Bypasses for Elgin Keith and Inverurie

The Bute House Agreement states that the Scottish Government's "transport enhancements programme" "will include" bypasses for Elgin, Keith and Inverurie, along with "measures to remove through traffic from the by-passed town centres."

This commitment is not subject to the climate review.

Keith is well used to long waits on the A96 and frequent roadworks.
Keith is well used to long waits on the A96 and frequent roadworks.

Speaking exclusively to the Northern Scot while visiting Moray in July, First Minister Humza Yousaf gave his "cast iron" pledge that the Scottish Government would move "not one inch" on bypass commitments.

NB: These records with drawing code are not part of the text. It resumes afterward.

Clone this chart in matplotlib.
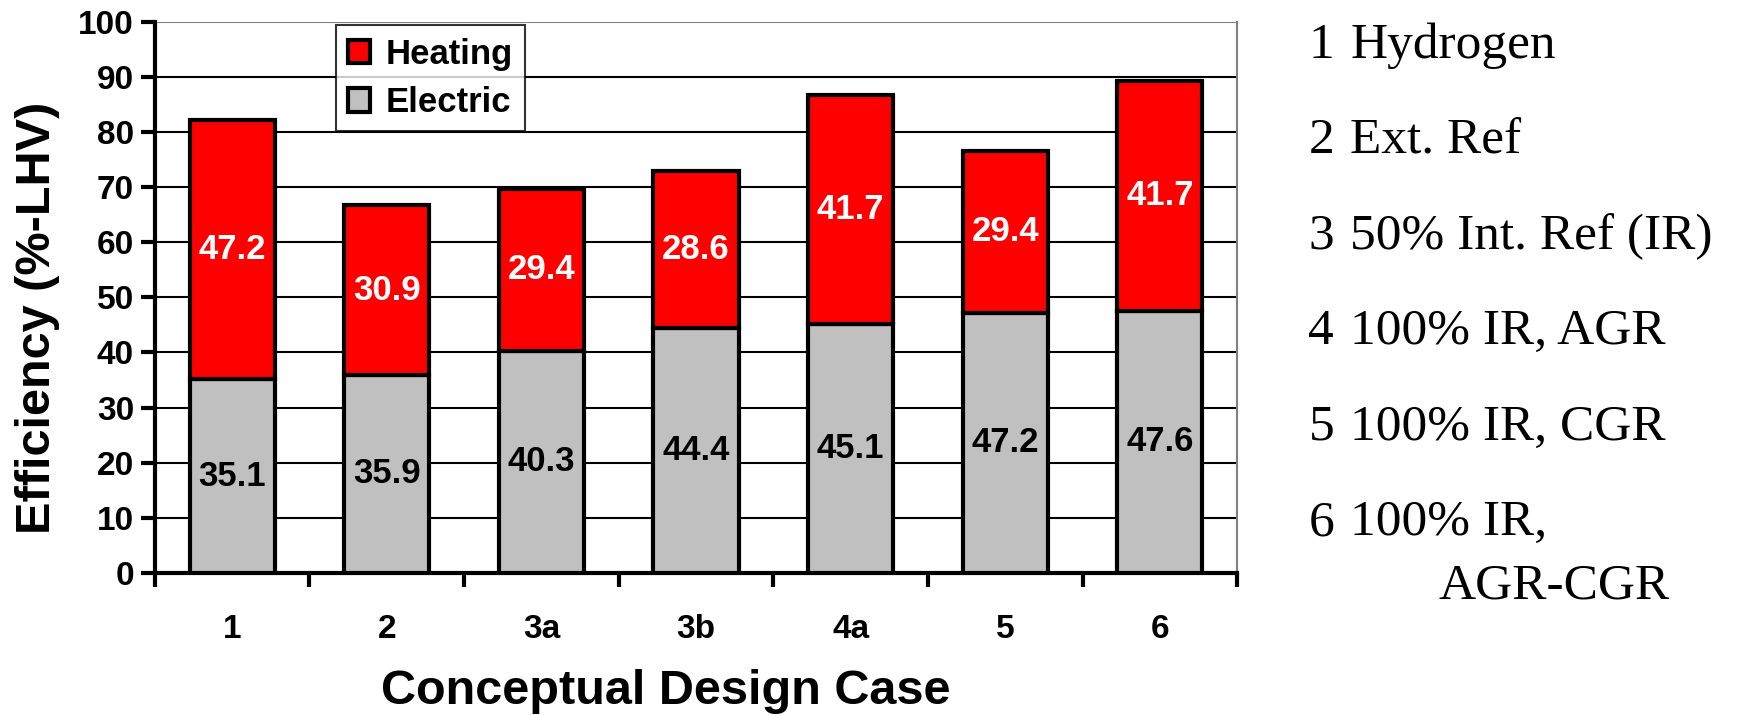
import matplotlib
matplotlib.use("Agg")
from matplotlib import pyplot as plt
import numpy as np

# design cases and stacked efficiencies (%-LHV)
cases = ["1", "2", "3a", "3b", "4a", "5", "6"]
electric = [35.1, 35.9, 40.3, 44.4, 45.1, 47.2, 47.6]
heating = [47.2, 30.9, 29.4, 28.6, 41.7, 29.4, 41.7]
note_nums = ["1", "2", "3", "4", "5", "6"]
note_text = ["Hydrogen", "Ext. Ref", "50% Int. Ref (IR)",
             "100% IR, AGR", "100% IR, CGR", "100% IR,"]
note_extra = "AGR-CGR"

plt.rcParams["font.family"] = ["Liberation Sans", "DejaVu Sans"]
plt.rcParams["font.weight"] = "bold"

fig = plt.figure(figsize=(17.4, 7.15), dpi=100)
ax = fig.add_axes([0.089, 0.199, 0.622, 0.770])

x = np.arange(len(cases))
w = 0.55
b1 = ax.bar(x, electric, w, color="#c0c0c0", edgecolor="black", linewidth=3,
            label="Electric", zorder=3)
b2 = ax.bar(x, heating, w, bottom=electric, color="#ff0000", edgecolor="black",
            linewidth=3, label="Heating", zorder=3)

for i in range(len(cases)):
    ax.text(x[i], electric[i] / 2, f"{electric[i]:.1f}", ha="center", va="center",
            fontsize=25, fontweight="bold", color="black", zorder=4)
    ax.text(x[i], electric[i] + heating[i] / 2, f"{heating[i]:.1f}", ha="center",
            va="center", fontsize=25, fontweight="bold", color="white", zorder=4)

ax.set_xlim(-0.5, len(cases) - 0.5)
ax.set_ylim(0, 100)
ax.set_yticks(np.arange(0, 101, 10))
ax.tick_params(axis="y", labelsize=24, width=3, length=10, direction="out", pad=5)
ax.set_xticks(np.arange(-0.5, len(cases), 1))
ax.set_xticklabels([])
ax.set_xticks(x, minor=True)
ax.set_xticklabels(cases, minor=True, fontsize=24, fontweight="bold")
ax.tick_params(axis="x", which="major", width=3, length=10, direction="out")
ax.tick_params(axis="x", which="minor", length=0, pad=30)

for yv in range(10, 100, 10):
    ax.axhline(yv, color="black", linewidth=1.5, zorder=1)
ax.axhline(100, color="#808080", linewidth=1.5, zorder=1)

ax.spines["left"].set_linewidth(3)
ax.spines["bottom"].set_linewidth(3)
ax.spines["top"].set_visible(False)
ax.spines["right"].set_color("#808080")
ax.spines["right"].set_linewidth(1.5)

ax.set_ylabel("Efficiency (%-LHV)", fontsize=35, fontweight="bold", labelpad=6)
ax.yaxis.set_label_coords(-0.088, 0.462)
ax.set_xlabel("Conceptual Design Case", fontsize=35, fontweight="bold")
ax.xaxis.set_label_coords(0.472, -0.175)

leg = ax.legend(handles=[b2, b1], loc="upper left", bbox_to_anchor=(0.167, 0.994),
                fontsize=25, frameon=True, fancybox=False, edgecolor="black",
                handlelength=0.65, handleheight=0.65, handletextpad=0.45,
                borderpad=0.35, labelspacing=0.45, borderaxespad=0)
leg.get_frame().set_linewidth(1.5)
leg.set_zorder(5)

# case descriptions on the right
y0 = 0.936
dy = 0.1335
for k in range(len(note_nums)):
    fig.text(0.752, y0 - k * dy, note_nums[k], family="Liberation Serif",
             fontweight="normal", fontsize=37, va="center")
    fig.text(0.776, y0 - k * dy, note_text[k], family="Liberation Serif",
             fontweight="normal", fontsize=37, va="center")
fig.text(0.827, y0 - 5 * dy - 0.088, note_extra, family="Liberation Serif",
         fontweight="normal", fontsize=37, va="center")

fig.savefig("out.png", dpi=100)
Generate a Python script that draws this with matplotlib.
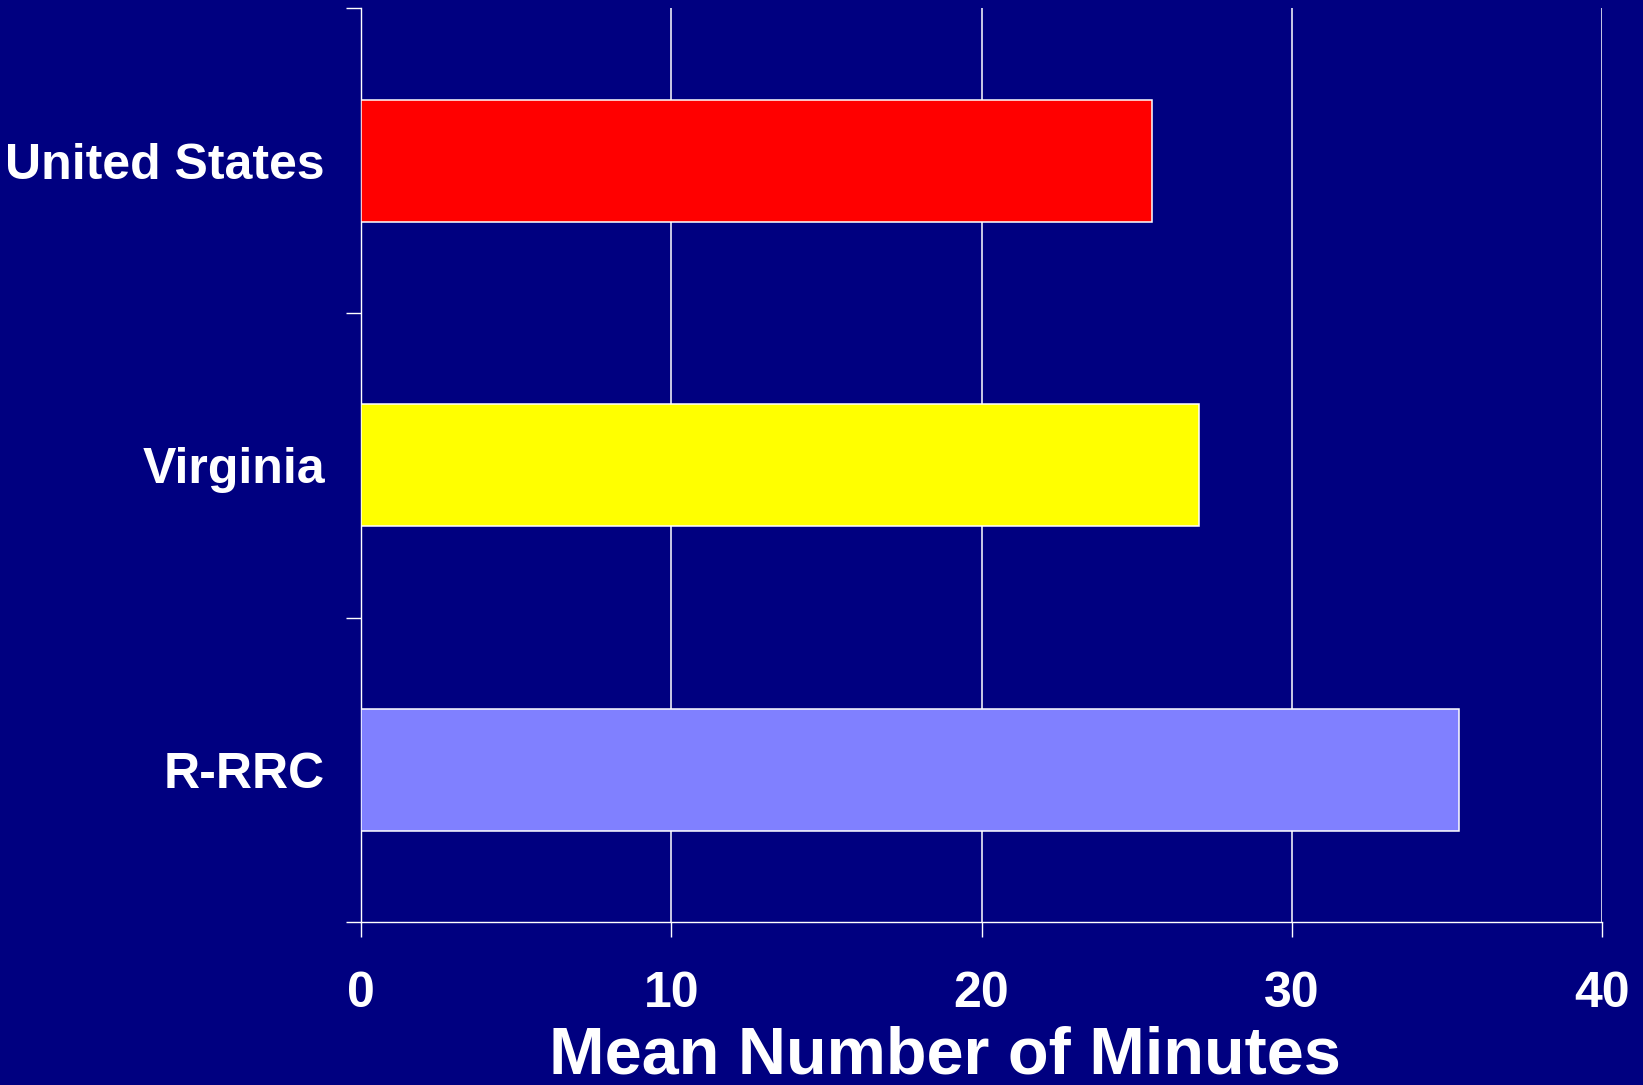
import matplotlib
matplotlib.use("Agg")
import matplotlib.pyplot as plt
from matplotlib.ticker import FixedLocator

categories = ["United States", "Virginia", "R-RRC"]
values = [25.5, 27.0, 35.4]
bar_colors = ["#FF0000", "#FFFF00", "#8080FF"]
x_ticks = [0, 10, 20, 30, 40]
x_label = "Mean Number of Minutes"

BG = "#000080"
FG = "white"

plt.rcParams["font.family"] = ["Liberation Sans", "DejaVu Sans"]
plt.rcParams["font.weight"] = "bold"

fig = plt.figure(figsize=(16.43, 10.85), dpi=100, facecolor=BG)
ax = fig.add_axes([361 / 1643, 1 - 922.3 / 1085, (1602 - 361) / 1643, (922.3 - 8.3) / 1085])
ax.set_facecolor(BG)

ypos = list(range(len(categories)))
ax.barh(ypos, values, height=0.4, color=bar_colors, edgecolor=FG, linewidth=1.1, zorder=3)

ax.set_xlim(0, 40)
ax.set_ylim(len(categories) - 0.5, -0.5)

ax.set_xticks(x_ticks)
ax.set_xticklabels([str(t) for t in x_ticks])
ax.xaxis.grid(True, color=FG, linewidth=1.1, zorder=0)
ax.set_axisbelow(True)

# category boundaries as major y ticks, labels on minor ticks
ax.yaxis.set_major_locator(FixedLocator([i - 0.5 for i in range(len(categories) + 1)]))
ax.yaxis.set_major_formatter(plt.NullFormatter())
ax.yaxis.set_minor_locator(FixedLocator(ypos))
ax.set_yticklabels(categories, minor=True)

ax.tick_params(axis="y", which="major", direction="out", length=10.8, width=1.0, color=FG)
ax.tick_params(axis="y", which="minor", length=0, pad=26, labelsize=36, labelcolor=FG)
ax.tick_params(axis="x", which="major", direction="out", length=10.8, width=1.0, color=FG,
               pad=24, labelsize=36, labelcolor=FG)

for lab in ax.get_yticklabels(minor=True) + ax.get_xticklabels():
    lab.set_fontweight("bold")

for side in ["top", "right"]:
    ax.spines[side].set_visible(False)
for side in ["left", "bottom"]:
    ax.spines[side].set_color(FG)
    ax.spines[side].set_linewidth(1.0)

ax.set_xlabel(x_label, fontsize=48, fontweight="bold", color=FG)
ax.xaxis.label.set_verticalalignment("top")
ax.xaxis.set_label_coords((945 - 361) / (1602 - 361), -(1026 - 922.3) / (922.3 - 8.3))

fig.savefig("out.png", dpi=100, facecolor=BG)
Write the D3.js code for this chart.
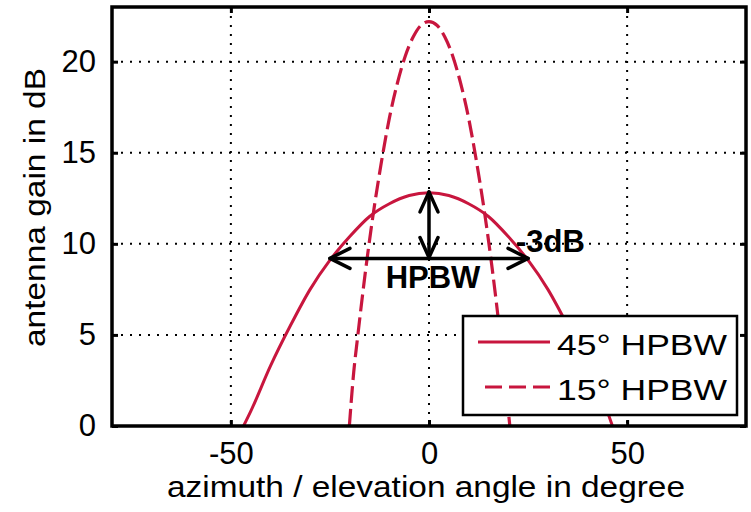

"The reason why there hasn't been as much progress is because we are in a period where our capital budgets have been cut by the UK government.

"What's in the Bute House Agreement hasn't changed and won't change. That, for me, is cast iron.

"We can't move away from that, not one inch.”

Asked whether bypasses could be torpedoed in "tough decisions" motivated by an expected 16 per cent capital spending shortfall by 2025-2026, the First Minister said: "I don't see those [bypasses] as part of those tough decisions.

"However there are tough decisions that have to be made.

"But I cannot put it in strong enough terms.

“What we have committed to going ahead in the Bute House Agreement – that will go ahead.

"That is not under threat."

Moray has a long, proud history of grassroots bypass campaigns.

The A96 used to run through the heart of Forres and Fochabers, but passionate local efforts secured bypasses for these communities.

And local calls for an Elgin bypass have existed for more than 80 years, with councillors still backing the cause.

The A96 Corridor Review's Initial Appraisal states that bypasses would: "Improve the safety, resilience, and reliability of the A96" in and around towns.

Road safety improvements

Within the Bute House Agreement, both the SNP and Greens committed to a pledge on "targeted safety improvements".

Two sections received a specific mention in the document: between Fochabers and Huntly, and between Inverurie and Aberdeen.

Crashes on the A96 between Fochabers and Huntly are a common occurrence – including an accident near Keith which left five dead and deeply impacted the local community.

One junction in Huntly, between the A96 and A920 near the town's Tesco, has been described as "terrifying", with a litany of crashes and injuries in its wake.

In response to community demands, operator Amey and Transport Scotland confirmed "improvements" at the junction would include new digital signs warning drivers of turning vehicles, new road markings and road studs.

The £400,000 scheme began yesterday (September 4) and could provide clues to the type of works planned elsewhere along the A96.

In the Initial Appraisal, improvements are described as: "Improving the safety performance of the A96 trunk road to address both real and perceived road safety concerns".

Measures included range from from "minor improvements through to partial dualling", the document states.

The development of an "A96 Electric Highway"

Also mentioned in the Bute House Agreement is an "A96 Electric Highway".

This would include more electric vehicle charging points along the A96 and interlinked local roads.

As a result, alternative fuels would become easier to access.

The Initial Appraisal said the plan would include: "Provision of alternative refuelling infrastructure and facilities along the A96 corridor, its interfacing local roads as well as, where appropriate, strategic economic and transport hubs.

"This option will directly facilitate the dispensation of alternative sources of fuel for various modes of sustainable transport although it is recognised that the option is likely to focus on road vehicles."